De fato, os países responsáveis pela aceitação, ou não, são pequenos, como Haiti, Trinidad e Tobago, por exemplo. Por isso, acabam não criando caso. A não ser que se crie problema por causa das posições de Weintraub. Em anos recentes, o Banco Mundial abriu muitos canais com ONGs, com a sociedade civil, em temas como direitos humanos, povos indígenas. Isso é muito presente nos Estados Unidos. Esse elemento é mais um fator contra o ex-ministro.
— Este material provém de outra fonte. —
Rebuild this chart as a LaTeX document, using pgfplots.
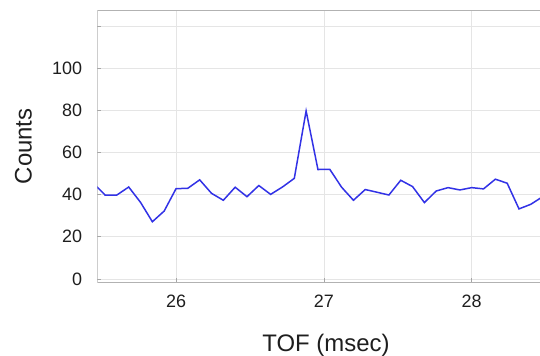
\documentclass[border=0pt]{standalone}
\usepackage{fontspec}
\setmainfont{Liberation Sans}
\usepackage{pgfplots}
\pgfplotsset{compat=1.18}
\definecolor{lineblue}{RGB}{50,50,230}
\definecolor{txt}{RGB}{30,30,30}
\begin{document}
\begin{tikzpicture}
\begin{axis}[
  name=ax, at={(0,0)}, anchor=south west,
  scale only axis, width=442.7bp, height=271.3bp,
  xmin=25.4675, xmax=28.462, ymin=-1.5, ymax=127.3,
  xtick={26,27,28}, ytick={0,20,40,60,80,100,120},
  yticklabels={0,20,40,60,80,100,},
  /pgf/number format/assume math mode=true,
  axis line style={draw=none},
  grid=major, major grid style={gray!20, line width=0.6bp},
  tick style={gray!70, line width=0.6bp}, major tick length=4bp,
  xtick pos=bottom, ytick pos=left, tick align=inside,
  ticklabel style={font=\fontsize{18}{20}\selectfont, text=txt},
  xticklabel style={anchor=north, inner sep=0pt, yshift=-13bp},
  yticklabel style={anchor=east, inner sep=0pt, xshift=-15bp},
  xlabel={TOF (msec)}, ylabel={Counts},
  xlabel style={at={(axis description cs:0.5166,0)}, anchor=base, yshift=-69.5bp, inner sep=0pt, font=\fontsize{24}{26}\selectfont, text=txt},
  ylabel style={at={(axis description cs:-0.1672,0.5)}, anchor=center, inner sep=0pt, font=\fontsize{24}{26}\selectfont, text=txt},
]
\draw[gray!60, line width=0.8bp] (rel axis cs:0,1) -- (rel axis cs:0,0) -- (rel axis cs:1,0);
\draw[gray!60, line width=0.8bp] (rel axis cs:0,1) -- (rel axis cs:1,1);
\addplot[color=lineblue, line width=1.5bp, mark=none] coordinates {
(25.44,45.5) (25.52,39.8) (25.60,39.8) (25.68,43.6) (25.76,36.3) (25.84,27.1)
(25.92,32.2) (26.00,42.8) (26.08,43.0) (26.16,47.0) (26.24,40.6) (26.32,37.3)
(26.40,43.5) (26.48,39.0) (26.56,44.3) (26.64,40.1) (26.72,43.6) (26.80,47.7)
(26.88,79.7) (26.96,51.9) (27.04,52.0) (27.12,43.5) (27.20,37.3) (27.28,42.4)
(27.36,41.1) (27.44,39.8) (27.52,46.8) (27.60,43.8) (27.68,36.2) (27.76,41.7)
(27.84,43.3) (27.92,42.2) (28.00,43.3) (28.08,42.7) (28.16,47.3) (28.24,45.4)
(28.32,33.2) (28.40,35.4) (28.48,39.0)
};
\end{axis}
\pgfresetboundingbox
\useasboundingbox (-97.3bp,-74bp) rectangle (442.7bp,282bp);
\end{tikzpicture}
\end{document}
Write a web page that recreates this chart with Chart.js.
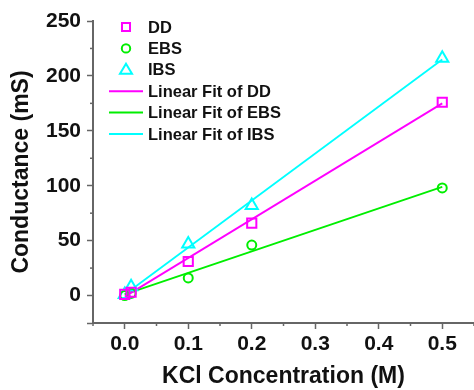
<!DOCTYPE html>
<html>
<head>
<meta charset="utf-8">
<script src="https://cdn.jsdelivr.net/npm/chart.js@4"></script>
<style>
  html, body { margin: 0; padding: 0; background: #fff; }
  #wrap { width: 474px; height: 390px; }
</style>
</head>
<body>
<div id="wrap"><canvas id="myChart"></canvas></div>
<script>
// KCl concentration (M)
const concDD = [0, 0.01, 0.1, 0.2, 0.5];
const concEBS = [0, 0.01, 0.1, 0.2, 0.5];
const concIBS = [0, 0.01, 0.1, 0.2, 0.5];
// conductance (mS)
const valDD = [1, 3, 31, 66, 176];
const valEBS = [0, 2, 16, 46, 98];
const valIBS = [1, 8, 47, 82, 216];
// linear fit end points (x from 0 to 0.5)
const fitX = [0, 0.5];
const fitDD = [-1, 175];
const fitEBS = [1, 99];
const fitIBS = [1, 215];

const magenta = '#ff00ff';
const green = '#00ee00';
const cyan = '#00ffff';
const axisColor = '#666666';
const fontFam = '"Liberation Sans", Arial, sans-serif';

const pts = (xs, ys) => xs.map((x, i) => ({x: x, y: ys[i]}));

// draws short minor ticks and the legend
const extras = {
    id: 'extras',
    afterDraw(chart) {
        const c = chart.ctx;
        const xs = chart.scales.x, ys = chart.scales.y;
        c.save();
        c.strokeStyle = axisColor;
        c.lineWidth = 1.5;
        xs.ticks.forEach(t => {
            if (Math.round(t.value * 100) % 10 === 0) return;
            const px = xs.getPixelForValue(t.value);
            c.beginPath(); c.moveTo(px, xs.top); c.lineTo(px, xs.top + 3); c.stroke();
        });
        ys.ticks.forEach(t => {
            if (t.value % 50 === 0 || t.value === ys.min) return;
            const py = ys.getPixelForValue(t.value);
            c.beginPath(); c.moveTo(ys.right, py); c.lineTo(ys.right - 3, py); c.stroke();
        });

        // legend
        const left = chart.chartArea.left;
        const top = chart.chartArea.top;
        let y = top + 6;
        const rowH = 21.4;
        c.font = 'bold 16.5px ' + fontFam;
        c.textBaseline = 'middle';
        chart.data.datasets.forEach(ds => {
            const mx = left + 33;
            c.strokeStyle = ds.borderColor;
            c.lineWidth = 2;
            c.beginPath();
            if (ds.showLine) {
                c.moveTo(left + 16, y); c.lineTo(left + 50, y);
            } else if (ds.pointStyle === 'rect') {
                c.rect(mx - 4, y - 4, 8, 8);
            } else if (ds.pointStyle === 'circle') {
                c.arc(mx, y, 4.2, 0, Math.PI * 2);
            } else {
                c.moveTo(mx, y - 6); c.lineTo(mx + 6, y + 4); c.lineTo(mx - 6, y + 4); c.closePath();
            }
            c.stroke();
            c.fillStyle = '#111';
            c.fillText(ds.label, left + 55, y + 1);
            y += rowH;
        });
        c.restore();
    }
};

const scatterSet = (label, data, color, style, r) => ({
    label: label,
    data: data,
    showLine: false,
    borderColor: color,
    backgroundColor: 'rgba(0,0,0,0)',
    pointStyle: style,
    pointRadius: r,
    pointBorderWidth: 2,
    order: 0
});
const fitSet = (label, data, color) => ({
    label: label,
    data: data,
    showLine: true,
    borderColor: color,
    borderWidth: 1.8,
    pointRadius: 0,
    fill: false,
    order: 1
});

const ctx = document.getElementById('myChart').getContext('2d');
const myChart = new Chart(ctx, {
    type: 'scatter',
    data: {
        datasets: [
            scatterSet('DD', pts(concDD, valDD), magenta, 'rect', 6.5),
            scatterSet('EBS', pts(concEBS, valEBS), green, 'circle', 4.5),
            scatterSet('IBS', pts(concIBS, valIBS), cyan, 'triangle', 7),
            fitSet('Linear Fit of DD', pts(fitX, fitDD), magenta),
            fitSet('Linear Fit of EBS', pts(fitX, fitEBS), green),
            fitSet('Linear Fit of IBS', pts(fitX, fitIBS), cyan)
        ]
    },
    options: {
        responsive: true,
        maintainAspectRatio: false,
        animation: false,
        layout: { autoPadding: false, padding: { top: 21, right: 0, left: 0, bottom: 0 } },
        plugins: { legend: { display: false }, tooltip: { enabled: false } },
        scales: {
            x: {
                type: 'linear',
                min: -0.05,
                max: 0.55,
                border: { color: axisColor, width: 2 },
                grid: {
                    drawOnChartArea: false,
                    tickLength: 6,
                    tickWidth: 1.5,
                    tickColor: c => (Math.round(c.tick.value * 100) % 10 === 0 ? axisColor : 'rgba(0,0,0,0)')
                },
                ticks: {
                    stepSize: 0.05,
                    autoSkip: false,
                    maxRotation: 0,
                    padding: 3,
                    color: '#111',
                    font: { family: fontFam, size: 21, weight: 'bold' },
                    callback: v => {
                        const k = Math.round(v * 100);
                        return (k % 10 === 0 && k >= 0 && k <= 50) ? (k / 100).toFixed(1) : '';
                    }
                },
                title: {
                    display: true,
                    text: 'KCl Concentration (M)',
                    color: '#111',
                    font: { family: fontFam, size: 23, weight: 'bold' },
                    padding: { top: 4, bottom: 0 }
                },
                afterFit: s => { s.height = 67; s.paddingLeft = 0; s.paddingRight = 0; }
            },
            y: {
                min: -25,
                max: 250,
                border: { color: axisColor, width: 2 },
                grid: {
                    drawOnChartArea: false,
                    tickLength: 6,
                    tickWidth: 1.5,
                    tickColor: c => (c.tick.value % 50 === 0 || c.tick.value === -25 ? axisColor : 'rgba(0,0,0,0)')
                },
                ticks: {
                    stepSize: 25,
                    autoSkip: false,
                    padding: 6,
                    color: '#111',
                    font: { family: fontFam, size: 21, weight: 'bold' },
                    callback: v => (v % 50 === 0 ? String(v) : '')
                },
                title: {
                    display: true,
                    text: 'Conductance (mS)',
                    color: '#111',
                    font: { family: fontFam, size: 23, weight: 'bold' },
                    padding: { top: 8, bottom: 4 }
                },
                afterFit: s => { s.width = 93; }
            }
        }
    },
    plugins: [extras]
});
</script>
</body>
</html>
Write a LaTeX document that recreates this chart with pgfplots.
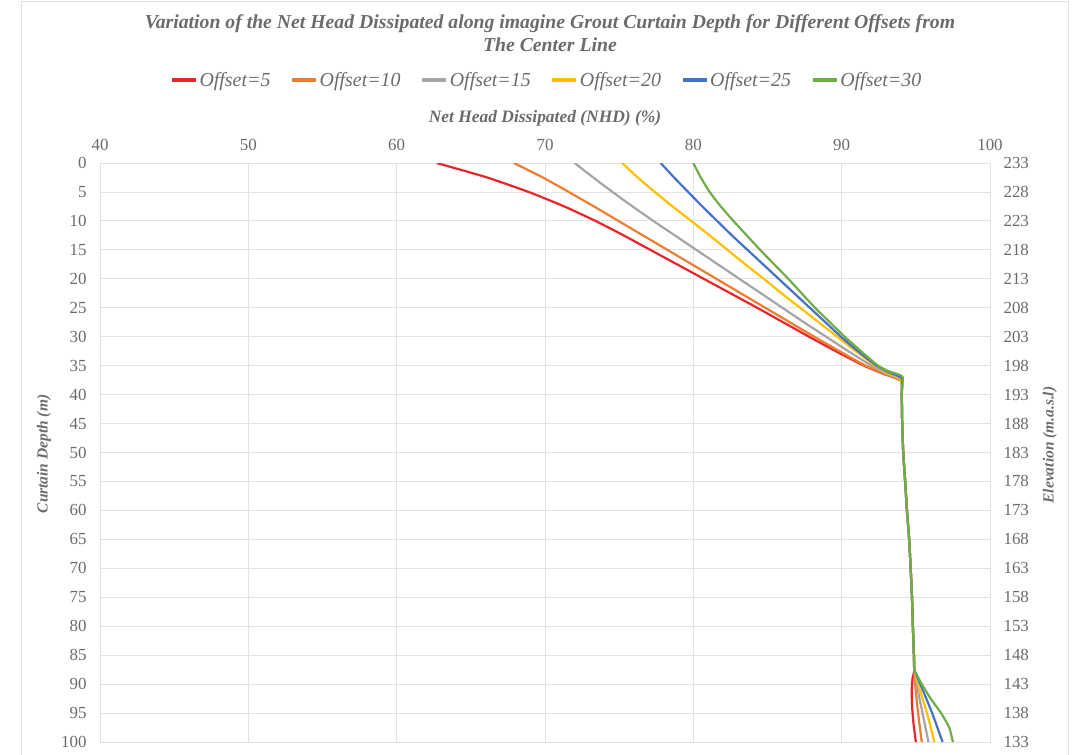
\documentclass[border=0pt]{standalone}
\usepackage{fontspec}
\setmainfont{Liberation Serif}
\usepackage{pgfplots}
\pgfplotsset{compat=1.18}
\definecolor{cRed}{HTML}{E8262A}
\definecolor{cOrange}{HTML}{ED7D31}
\definecolor{cGray}{HTML}{A5A5A5}
\definecolor{cYellow}{HTML}{FFC000}
\definecolor{cBlue}{HTML}{4472C4}
\definecolor{cGreen}{HTML}{70AD47}
\definecolor{txt}{HTML}{6B6B6B}
\definecolor{gridc}{HTML}{E2E2E2}
\begin{document}
\begin{tikzpicture}
\begin{axis}[
  name=main,
  scale only axis, width=890bp, height=579bp,
  xmin=40, xmax=100, ymin=0, ymax=100, y dir=reverse,
  xtick={40,50,...,100}, ytick={0,5,...,100},
  xticklabel pos=top,
  xmajorgrids, ymajorgrids,
  grid style={gridc, line width=0.9bp},
  axis line style={gridc, line width=0.9bp},
  tick style={draw=none},
  major tick length=0pt,
  tick label style={font=\fontsize{17}{19}\selectfont, text=txt},
  /pgf/number format/assume math mode=true,
  xticklabel style={yshift=9bp},
  yticklabel style={xshift=-10bp},
  clip mode=individual,
  legend columns=6,
  legend style={at={(0.502,1.1434)}, anchor=center, draw=none, fill=none,
    font=\itshape\fontsize{20}{22}\selectfont, text=txt,
    /tikz/every even column/.append style={column sep=18bp},
    inner sep=0pt},
  legend image code/.code={\draw[#1, line width=3.2bp] (0bp,0bp) -- (24bp,0bp);},
  every axis plot/.append style={line width=2.2bp, smooth, tension=0.3},
]
% Offset=5
\addplot[cRed] coordinates {
 (62.7,0) (66.1,2.5) (68.9,5) (71.3,7.5) (73.4,10) (75.3,12.5) (77.1,15) (78.9,17.5) (80.7,20) (82.5,22.5) (84.3,25)
 (86.05,27.5) (87.8,30) (89.6,32.5) (91.5,35) (92.7,36.3) (94.0,37.6)
 (94.05,40) (94.08,45) (94.15,50) (94.28,55) (94.4,60) (94.55,65) (94.65,70) (94.74,75) (94.8,80) (94.87,85) (94.9,87.5)
 (94.78,89) (94.72,91) (94.75,94) (94.85,97) (95.0,100)};
% Offset=10
\addplot[cOrange] coordinates {
 (67.9,0) (69.85,2.5) (71.6,5) (73.3,7.5) (74.95,10) (76.6,12.5) (78.25,15) (79.9,17.5) (81.55,20) (83.2,22.5) (84.85,25)
 (86.5,27.5) (88.15,30) (89.85,32.5) (91.6,35) (92.75,36.3) (94.0,37.6)
 (94.05,40) (94.08,45) (94.15,50) (94.28,55) (94.4,60) (94.55,65) (94.65,70) (94.74,75) (94.8,80) (94.87,85) (94.9,87.5)
 (94.95,90) (95.15,95) (95.4,100)};
% Offset=15
\addplot[cGray] coordinates {
 (72.0,0) (73.25,2.5) (74.55,5) (75.9,7.5) (77.3,10) (78.75,12.5) (80.2,15) (81.65,17.5) (83.1,20) (84.55,22.5) (86.0,25)
 (87.45,27.5) (88.95,30) (90.45,32.5) (92.0,35) (92.95,36.3) (94.0,37.5)
 (94.05,40) (94.08,45) (94.15,50) (94.28,55) (94.4,60) (94.55,65) (94.65,70) (94.74,75) (94.8,80) (94.87,85) (94.9,87.5)
 (95.05,90) (95.45,95) (95.85,100)};
% Offset=20
\addplot[cYellow] coordinates {
 (75.2,0) (76.25,2.5) (77.4,5) (78.6,7.5) (79.85,10) (81.1,12.5) (82.3,15) (83.5,17.5) (84.75,20) (85.95,22.5) (87.2,25)
 (88.45,27.5) (89.7,30) (90.95,32.5) (92.25,35) (93.05,36.2) (94.0,37.4)
 (94.05,40) (94.08,45) (94.15,50) (94.28,55) (94.4,60) (94.55,65) (94.65,70) (94.74,75) (94.8,80) (94.87,85) (94.9,87.5)
 (95.15,90) (95.75,95) (96.25,100)};
% Offset=25
\addplot[cBlue] coordinates {
 (77.8,0) (78.7,2.5) (79.65,5) (80.6,7.5) (81.6,10) (82.6,12.5) (83.65,15) (84.7,17.5) (85.75,20) (86.8,22.5) (87.85,25)
 (88.9,27.5) (89.95,30) (91.1,32.5) (92.35,35) (93.15,36.1) (94.05,37.2)
 (94.05,40) (94.08,45) (94.15,50) (94.28,55) (94.4,60) (94.55,65) (94.65,70) (94.74,75) (94.8,80) (94.87,85) (94.9,87.5)
 (95.3,90) (96.1,95) (96.8,100)};
% Offset=30
\addplot[cGreen] coordinates {
 (80.0,0) (80.5,2.5) (81.1,5) (81.85,7.5) (82.7,10) (83.6,12.5) (84.5,15) (85.45,17.5) (86.4,20) (87.3,22.5) (88.2,25)
 (89.2,27.5) (90.2,30) (91.3,32.5) (92.45,35) (93.2,36) (94.1,36.9)
 (94.05,40) (94.08,45) (94.15,50) (94.28,55) (94.4,60) (94.55,65) (94.65,70) (94.74,75) (94.8,80) (94.87,85) (94.9,87.5)
 (95.4,90) (96.0,92.5) (96.7,95) (97.25,97.5) (97.5,100)};
\legend{Offset=5,Offset=10,Offset=15,Offset=20,Offset=25,Offset=30}
\node[align=center, font=\bfseries\itshape\fontsize{19.8}{23}\selectfont, text=txt]
  at (rel axis cs:0.5056,1.2237) {Variation of the Net Head Dissipated along imagine Grout Curtain Depth for Different Offsets from\\The Center Line};
\node[font=\bfseries\itshape\fontsize{17.5}{19}\selectfont, text=txt]
  at (rel axis cs:0.5,1.0777) {Net Head Dissipated (NHD) (\%)};
\node[rotate=90, font=\bfseries\itshape\fontsize{15.5}{17}\selectfont, text=txt]
  at (rel axis cs:-0.0629,0.4974) {Curtain Depth (m)};
\node[rotate=90, font=\bfseries\itshape\fontsize{15.5}{17}\selectfont, text=txt]
  at (rel axis cs:1.0674,0.513) {Elevation (m.a.s.l)};
\draw[gridc, line width=1bp] (rel axis cs:-0.08764,-0.04) -- (rel axis cs:-0.08764,1.27807) -- (rel axis cs:1.08764,1.27807) -- (rel axis cs:1.08764,-0.04);
\coordinate (bbSW) at (rel axis cs:-0.11236,-0.02245);
\coordinate (bbNE) at (rel axis cs:1.09438,1.28152);
\end{axis}
\begin{axis}[
  scale only axis, width=890bp, height=579bp,
  xmin=40, xmax=100, ymin=133, ymax=233,
  ytick={133,138,...,233},
  hide x axis,
  axis y line*=right,
  axis line style={gridc, line width=0.9bp},
  tick style={draw=none},
  major tick length=0pt,
  tick label style={font=\fontsize{17}{19}\selectfont, text=txt},
  /pgf/number format/assume math mode=true,
  yticklabel style={xshift=10bp},
]
\addplot[draw=none] coordinates {(40,133) (100,233)};
\end{axis}
\pgfresetboundingbox
\useasboundingbox (bbSW) rectangle (bbNE);
\end{tikzpicture}
\end{document}
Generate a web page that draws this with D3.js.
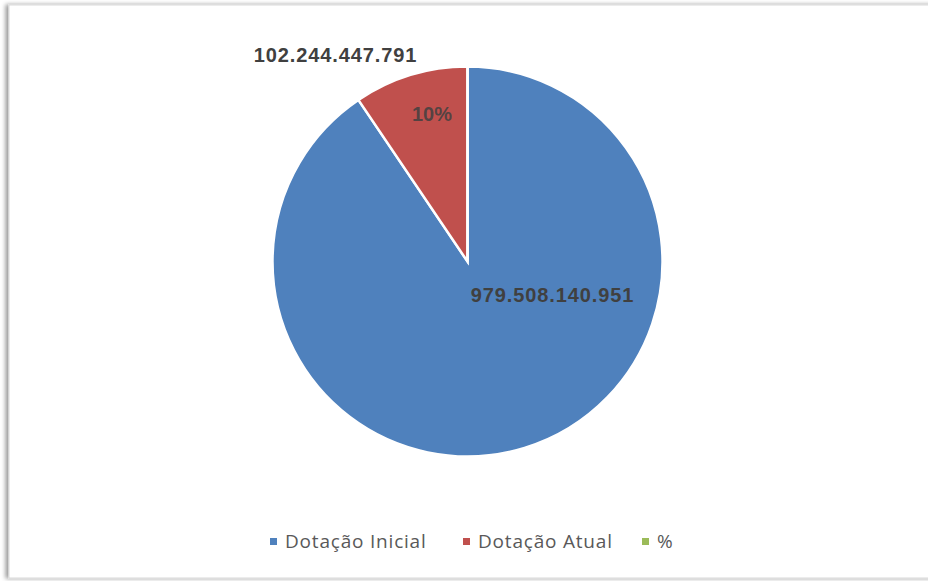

Na verdade, o presidente do banco, David Malpass, indicado pelo presidente Donald Trump, também denunciava a globalização, as organizações internacionais, mas o Brasil não tem o mesmo poder dos EUA.

“Se Weintraub se comportar no Banco Mundial como se comportou aqui, dizendo que tem ódio da expressão povos indígenas, não há outro caminho que não seja a deterioração da imagem do Brasil”

Na avaliação do senhor, como está a imagem do Brasil no exterior?

Embora a imagem esteja na lama, sempre pode piorar. E provavelmente vai piorar. Se Weintraub se comportar lá como se comportou aqui, dizendo que tem ódio da expressão povos indígenas, não há outro caminho que não seja a deterioração da imagem. Aqui ele diz isso e não acontece muita coisa, mas, se disser numa reunião do Banco Mundial, a repercussão será imensa. Nos EUA, isso tem um peso muito grande pela enorme quantidade de entidades que existem em Washington que acompanham esses temas. Ou ele vai se calar e passar despercebido, ou, se resolver defender suas teses, se aproveitando do fato de estar próximo de seu guru [em alusão a Olavo de Carvalho, que mora na Virgínia, nos Estados Unidos], vai contribuir para agravar ainda mais a imagem do Brasil. Já é ruim, mas sobravam dois ou três lugares. O Brasil sempre defendeu ter peso maior nas decisões do banco, mas para isso ocorrer, tem que haver competência. O prestígio é fruto direto da competência pessoal e técnica. Sabemos, porém que esse homem [Weintraub] não tem competência em coisa alguma. Isso ele mesmo disse na reunião do dia 22 de abril. Ele é da militância, é um sujeito da militância da extrema-direita. O Banco Mundial não é lugar para isso. Mas também não sou capaz de dizer para onde ele deveria ser mandado.